14 Juillet à Antibes, 1912
Oil on canvas
Fanny Guillon-Laffaille will include this painting in her forthcoming second volume of the Raoul Dufy catalogue raisonné de l'oeuvre peint.
Bastille Day, the French national holiday, commemorates the storming of the Bastille, which took place on 14 July 1789 and marked the beginning of the French Revolution. The Bastille was a prison and a symbol of the absolute and arbitrary power of Louis the 16th's ancien régime. Capturing the prison marked the end of the monarchy, the birth of the sovereign Nation, and, eventually, the creation of the (First) Republic, in 1792. Bastille Day was declared the French national holiday on 6 July 1880, on Benjamin Raspail's recommendation, when the new Republic was firmly entrenched.

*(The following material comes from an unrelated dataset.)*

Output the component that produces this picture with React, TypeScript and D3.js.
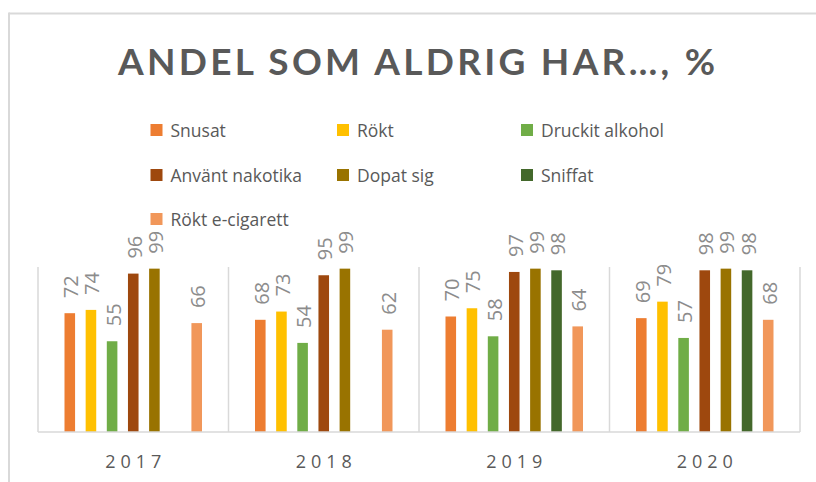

Judi Freeman wrote that Dufy "shared the Impressionist enthusiasm for the annual transformation of cities and towns for Bastille Day on July 14th and other flag-waving celebrations. Whereas Manet and Monet occasionally painted Parisian boulevards adorned with flags for patriotic holidays, Dufy and Marquet regularly depicted the festivities. For the Impressionist the flag-draped streets provided an opportunity to show a colorful festival of modern life, occasionally tinged with political overtones. For Dufy and Marquet the holiday provided motifs that could be situated within the Impressionist tradition but more loosely rendered, with the sketchier brushworks and scattered, almost random color (in "The Distant Cousins in Normandy: Braque, Dufy and Friesz," The Fauve Landscape, New York, 1990, pp. 221-222).